Identity politics contents that blacks exist in a world that has all the features and dynamics of Ford’s model and more: the conscious struggle by whites to secure racial privilege by actively denying blacks the opportunity to achieve substantial racial equality by taking off the table the right to secure redress for racially differentiated outcomes. These outcomes are said by those who oppose substantive racial equality to either be the result of historical inequities or the fault of the disadvantaged. Those who advance the former believe that over time racial equality will be achieved. But, as Ford demonstrates, even under the most ideal circumstances, this is impossible and so this viewpoint effectively advocates the status quo. Those who advance the latter—that the fate blacks suffer is of their own doing—explicitly advocate the status quo while at the same time express a desire to absolve whites of any responsibility for the fate of their black brothers and sisters.
However, since this reframing means one no longer has to identify a specific perpetrator upon whom to lay guilt and responsibility (the old discrimination test), that is, since perpetration is an automatic collective action by virtue of being born into the perpetrator group, this formulation convicts everybody with a particular skin color of a crime. Individuals of a certain race are all guilty (or all victims) by definition. No specific facts need be shown, no individual need be tried, only statistical abstractions represented as prima facia evidence of some thing need to be provided (if any facts need providing at all). How can such a conclusion/verdict ever be falsified? It assumes as proven that which should require proof but is never proven nor provable. This is not rational. It’s a theological argument. And like theology, it alienates us from our species being. What do we call presuming the guilt of all those with a particular skin color?

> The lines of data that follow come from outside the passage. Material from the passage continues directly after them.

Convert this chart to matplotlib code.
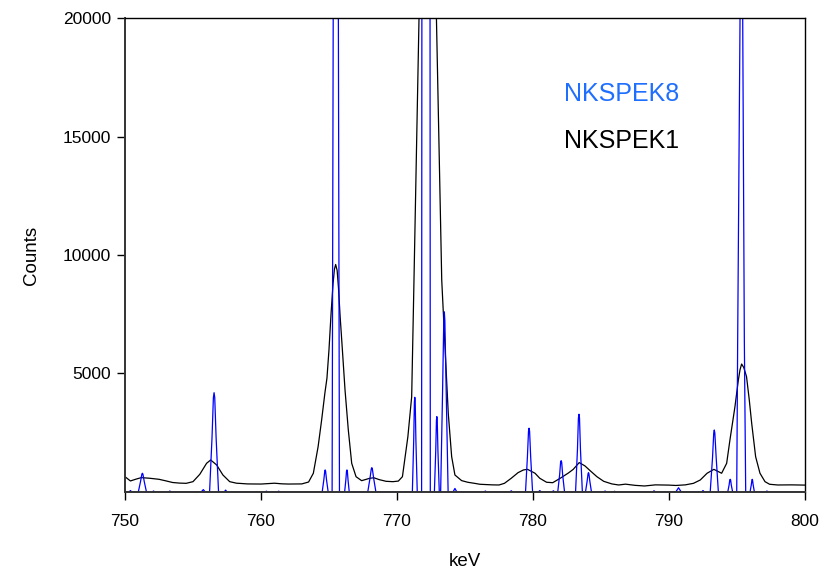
import matplotlib
matplotlib.use("Agg")
import matplotlib.pyplot as plt

plt.rcParams['font.family'] = ['Liberation Sans', 'DejaVu Sans']

# NKSPEK1 (broad detector spectrum)
nkspek1_kev = [750.0, 750.4, 750.8, 751.2, 751.8, 752.5, 753.0, 753.5, 754.0, 754.5,
               755.0, 755.5, 756.0, 756.3, 756.74, 757.2, 757.7, 758.2, 758.5, 759.0,
               760.0, 761.0, 761.5, 762.0, 763.0, 763.5, 763.85, 764.2, 764.46, 764.7,
               764.85, 765.0, 765.15, 765.3, 765.4, 765.49, 765.6, 765.7, 765.82, 765.95,
               766.18, 766.42, 766.67, 766.99,
               767.4, 768.0, 768.3, 768.7, 769.2, 769.7, 770.1, 770.4, 770.8, 771.08,
               771.25, 771.62, 771.9, 772.2, 772.5, 772.9, 773.29, 773.53, 773.77, 774.02,
               774.26, 774.75, 775.2, 775.7, 776.1, 777.0, 777.5, 777.9, 778.4, 778.9,
               779.3, 779.6, 780.15, 780.5, 781.0, 781.45, 782.0, 782.6, 782.96, 783.4,
               783.82, 784.2, 784.7, 785.2, 785.8, 786.3, 786.8, 787.5, 788.2, 789.0,
               790.0, 790.5, 791.2, 791.8, 792.3, 792.8, 793.3, 793.87, 794.24, 794.48,
               794.85, 795.1, 795.22, 795.34, 795.5, 795.7, 795.9, 796.08, 796.37, 796.69,
               797.06, 797.4, 798.0, 799.0, 800.0]
nkspek1_counts = [645, 465, 540, 605, 580, 535, 470, 400, 375, 365,
                  435, 745, 1210, 1350, 1140, 717, 435, 370, 360, 340,
                  335, 370, 345, 335, 340, 420, 790, 1910, 3040, 4180,
                  4800, 6000, 7500, 8800, 9400, 9600, 9350, 8600, 7400, 6300,
                  4300, 2620, 1210, 645,
                  477, 578, 600, 520, 450, 435, 460, 645, 2330, 4020,
                  8945, 20000, 33000, 40000, 33000, 20000, 8945, 6130, 3320, 1490,
                  717, 480, 410, 365, 325, 300, 295, 365, 578, 815,
                  930, 955, 790, 578, 410, 392, 578, 800, 955, 1240,
                  1100, 900, 645, 450, 340, 295, 330, 280, 253, 300,
                  290, 275, 300, 365, 506, 790, 955, 790, 1210, 2190,
                  3600, 4725, 5150, 5400, 5250, 4870, 3900, 2900, 1490, 790,
                  435, 325, 295, 300, 290]

# NKSPEK8 (high resolution spectrum)
nkspek8_kev = [750.0, 750.3, 750.4, 750.5,
               750.98, 751.14, 751.24, 751.28, 751.32, 751.42, 751.58,
               752.0, 752.1, 752.2, 753.2, 753.3, 753.4,
               755.6, 755.76, 755.9,
               756.22, 756.40, 756.50, 756.55, 756.60, 756.70, 756.88,
               757.3, 757.4, 757.5,
               760.3, 760.4, 760.5, 761.2, 761.3, 761.4,
               764.5, 764.62, 764.69, 764.72, 764.75, 764.82, 764.94,
               765.23, 765.31, 765.5, 765.69, 765.77,
               766.15, 766.24, 766.29, 766.32, 766.35, 766.40, 766.49,
               767.85, 768.01, 768.11, 768.15, 768.19, 768.29, 768.45,
               771.13, 771.23, 771.28, 771.31, 771.34, 771.39, 771.49,
               771.81, 771.83, 772.13, 772.43, 772.45,
               772.75, 772.85, 772.90, 772.93, 772.96, 773.01, 773.11,
               773.21, 773.35, 773.44, 773.48, 773.52, 773.62, 773.76,
               774.12, 774.26, 774.40,
               776.4, 776.5, 776.6, 778.3, 778.4, 778.5,
               779.45, 779.59, 779.67, 779.71, 779.75, 779.83, 779.97,
               780.4, 780.5, 780.6, 781.4, 781.5, 781.6,
               781.82, 781.96, 782.03, 782.07, 782.11, 782.18, 782.32,
               783.13, 783.27, 783.34, 783.38, 783.42, 783.49, 783.63,
               783.86, 783.98, 784.05, 784.08, 784.11, 784.18, 784.30,
               785.2, 785.3, 785.4, 785.9, 786.0, 786.1,
               788.8, 788.9, 789.0,
               790.5, 790.7, 790.9,
               792.4, 792.5, 792.6,
               793.03, 793.20, 793.29, 793.33, 793.37, 793.47, 793.63,
               794.32, 794.42, 794.47, 794.50, 794.53, 794.58, 794.68,
               794.98, 795.05, 795.22, 795.32, 795.42, 795.54, 795.64,
               795.96, 796.05, 796.10, 796.12, 796.14, 796.19, 796.28,
               797.1, 797.2, 797.3,
               800.0]
nkspek8_counts = [0, 0, 60, 0,
                  0, 430, 750, 790, 750, 430, 0,
                  0, 40, 0, 0, 40, 0,
                  0, 100, 0,
                  0, 2300, 3980, 4190, 3980, 2300, 0,
                  0, 80, 0,
                  0, 35, 0, 0, 35, 0,
                  0, 510, 880, 930, 880, 510, 0,
                  0, 20000, 67000, 20000, 0,
                  0, 510, 880, 930, 880, 510, 0,
                  0, 560, 970, 1025, 970, 560, 0,
                  0, 2200, 3800, 3995, 3800, 2200, 0,
                  0, 20000, 300000, 20000, 0,
                  0, 1750, 3020, 3180, 3020, 1750, 0,
                  0, 4180, 7220, 7600, 7220, 4180, 0,
                  0, 150, 0,
                  0, 40, 0, 0, 50, 0,
                  0, 1480, 2560, 2690, 2560, 1480, 0,
                  0, 60, 0, 0, 50, 0,
                  0, 730, 1250, 1320, 1250, 730, 0,
                  0, 1800, 3120, 3280, 3120, 1800, 0,
                  0, 450, 775, 815, 775, 450, 0,
                  0, 40, 0, 0, 30, 0,
                  0, 50, 0,
                  0, 180, 0,
                  0, 60, 0,
                  0, 1440, 2490, 2616, 2490, 1440, 0,
                  0, 295, 510, 535, 510, 295, 0,
                  0, 6400, 20000, 26000, 20000, 6400, 0,
                  0, 295, 510, 535, 510, 295, 0,
                  0, 40, 0,
                  0]

x_ticks = [750, 760, 770, 780, 790, 800]
y_ticks = [5000, 10000, 15000, 20000]

fig = plt.figure(figsize=(8.19, 5.72), dpi=100)
ax = fig.add_axes([0.1526, 0.1399, 0.8303, 0.8286])

ax.plot(nkspek1_kev, nkspek1_counts, color='black', lw=0.9)
ax.plot(nkspek8_kev, nkspek8_counts, color='#0000ff', lw=0.9)

ax.set_xlim(750, 800)
ax.set_ylim(0, 20000)
ax.set_xticks(x_ticks)
ax.set_yticks(y_ticks)
ax.tick_params(direction='out', length=6, width=1, labelsize=12.5)
ax.tick_params(axis='x', pad=10)
ax.tick_params(axis='y', pad=4)
ax.set_xlabel('keV', fontsize=13.5, labelpad=17)
ax.set_ylabel('Counts', fontsize=13.5, labelpad=16)

for side in ['left', 'bottom']:
    ax.spines[side].set_linewidth(1.4)
    ax.spines[side].set_color('#333333')
for side in ['top', 'right']:
    ax.spines[side].set_linewidth(1.0)

ax.text(786.5, 16800, 'NKSPEK8', color='#1f6fff', fontsize=18, ha='center', va='center')
ax.text(786.5, 14800, 'NKSPEK1', color='black', fontsize=18, ha='center', va='center')

fig.savefig('out.png', dpi=100)
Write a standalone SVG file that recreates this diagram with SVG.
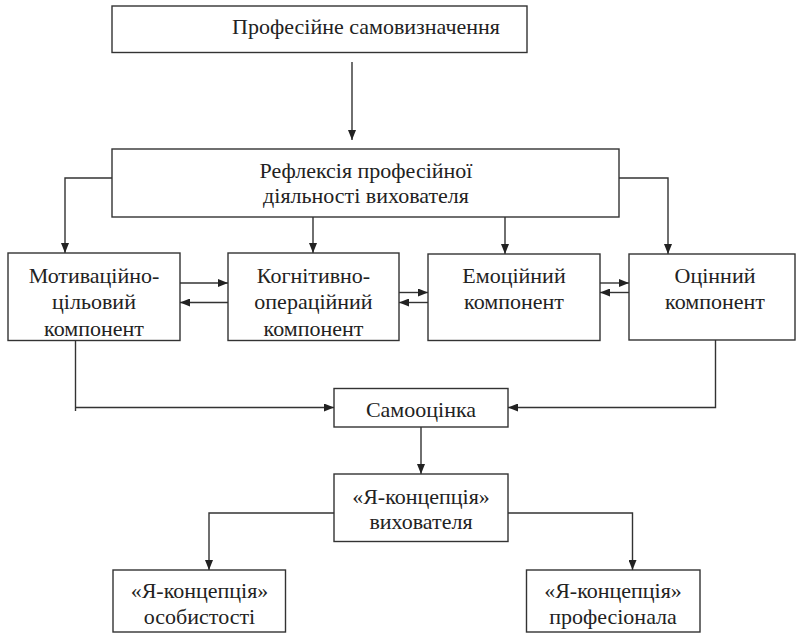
<svg xmlns="http://www.w3.org/2000/svg" width="796" height="637" viewBox="0 0 796 637">
<style>
.box{fill:#fff;stroke:#333;stroke-width:1.4}
.c{fill:none;stroke:#333;stroke-width:1.4}
</style>
<defs>
<marker id="ah" viewBox="0 0 10 8" refX="10" refY="4" markerWidth="10" markerHeight="8" markerUnits="userSpaceOnUse" orient="auto">
<path d="M0,0 L10,4 L0,8 Z" fill="#222"/>
</marker>
</defs>
<rect width="796" height="637" fill="#fff"/>
<g id="connectors">
<path class="c" d="M352,62 V140" marker-end="url(#ah)"/>
<path class="c" d="M112,178 H65 V253" marker-end="url(#ah)"/>
<path class="c" d="M619,178 H668 V254" marker-end="url(#ah)"/>
<path class="c" d="M313,217 V253" marker-end="url(#ah)"/>
<path class="c" d="M505,217 V254" marker-end="url(#ah)"/>
<path class="c" d="M180,283 H228" marker-end="url(#ah)"/>
<path class="c" d="M228,302.5 H180" marker-end="url(#ah)"/>
<path class="c" d="M399,292.5 H428" marker-end="url(#ah)"/>
<path class="c" d="M428,302.5 H399" marker-end="url(#ah)"/>
<path class="c" d="M600,283 H629" marker-end="url(#ah)"/>
<path class="c" d="M629,292.5 H600" marker-end="url(#ah)"/>
<path class="c" d="M75.5,341 V411"/>
<path class="c" d="M75.5,407.5 H334" marker-end="url(#ah)"/>
<path class="c" d="M715.5,340 V407.5 H508" marker-end="url(#ah)"/>
<path class="c" d="M421,427 V474" marker-end="url(#ah)"/>
<path class="c" d="M334,513 H209 V570" marker-end="url(#ah)"/>
<path class="c" d="M508,513 H632.5 V570" marker-end="url(#ah)"/>
</g>
<g font-size="22" fill="#222" text-anchor="middle" font-family="Liberation Serif, serif">
<g id="n-prof">
<rect class="box" x="112" y="6" width="415" height="46.5"/>
<text x="366" y="34" font-family="Liberation Serif, serif">Професійне самовизначення</text>
</g>
<g id="n-refl">
<rect class="box" x="112" y="149" width="507" height="68"/>
<text x="366" y="178" font-family="Liberation Serif, serif">Рефлексія професійної</text>
<text x="366" y="202.5" font-family="Liberation Serif, serif">діяльності вихователя</text>
</g>
<g id="n-motiv">
<rect class="box" x="8" y="253" width="172" height="87.5"/>
<text x="94" y="282.5" font-family="Liberation Serif, serif">Мотиваційно-</text>
<text x="94" y="309" font-family="Liberation Serif, serif">цільовий</text>
<text x="94" y="335.5" font-family="Liberation Serif, serif">компонент</text>
</g>
<g id="n-cogn">
<rect class="box" x="228" y="253" width="171" height="87.5"/>
<text x="313.5" y="282.5" font-family="Liberation Serif, serif">Когнітивно-</text>
<text x="313.5" y="309" font-family="Liberation Serif, serif">операційний</text>
<text x="313.5" y="335.5" font-family="Liberation Serif, serif">компонент</text>
</g>
<g id="n-emot">
<rect class="box" x="428" y="254" width="172" height="86.5"/>
<text x="514" y="282.5" font-family="Liberation Serif, serif">Емоційний</text>
<text x="514" y="309" font-family="Liberation Serif, serif">компонент</text>
</g>
<g id="n-ocin">
<rect class="box" x="629" y="254" width="166" height="86"/>
<text x="715" y="282.5" font-family="Liberation Serif, serif">Оцінний</text>
<text x="715" y="309" font-family="Liberation Serif, serif">компонент</text>
</g>
<g id="n-samo">
<rect class="box" x="334" y="388.5" width="174" height="38.5"/>
<text x="421" y="416.5" font-family="Liberation Serif, serif">Самооцінка</text>
</g>
<g id="n-ya-vyh">
<rect class="box" x="334" y="474" width="174" height="67.5"/>
<text x="421" y="503.5" font-family="Liberation Serif, serif">«Я-концепція»</text>
<text x="421" y="529" font-family="Liberation Serif, serif">вихователя</text>
</g>
<g id="n-ya-os">
<rect class="box" x="113" y="570" width="172.5" height="62"/>
<text x="199.5" y="597.5" font-family="Liberation Serif, serif">«Я-концепція»</text>
<text x="199.5" y="623.5" font-family="Liberation Serif, serif">особистості</text>
</g>
<g id="n-ya-prof">
<rect class="box" x="526.5" y="570" width="173.5" height="62"/>
<text x="613" y="597.5" font-family="Liberation Serif, serif">«Я-концепція»</text>
<text x="613" y="623.5" font-family="Liberation Serif, serif">професіонала</text>
</g>
</g>
</svg>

Did you ever wonder why it seems that we can’t have a broad democratic community where individual interests are represented in deliberative decision-making processes? The answer is, in part, because racial consciousness, with offensive or defensive, doesn’t see individuals. Instead of our species ties, race consciousness sees the world as made up of antagonistic groups—not material class relations, I hasten to stress, but imagined communities based on ideology—that are intrinsically oppositional. Unlike class antagonism, which are resolved by transcending class-based system through socialist revolution, the problem of race does not have a material solution. At least not one any moral person would advocate. The only way to transcend race is to give it up. Like religion. You have to stop practicing it.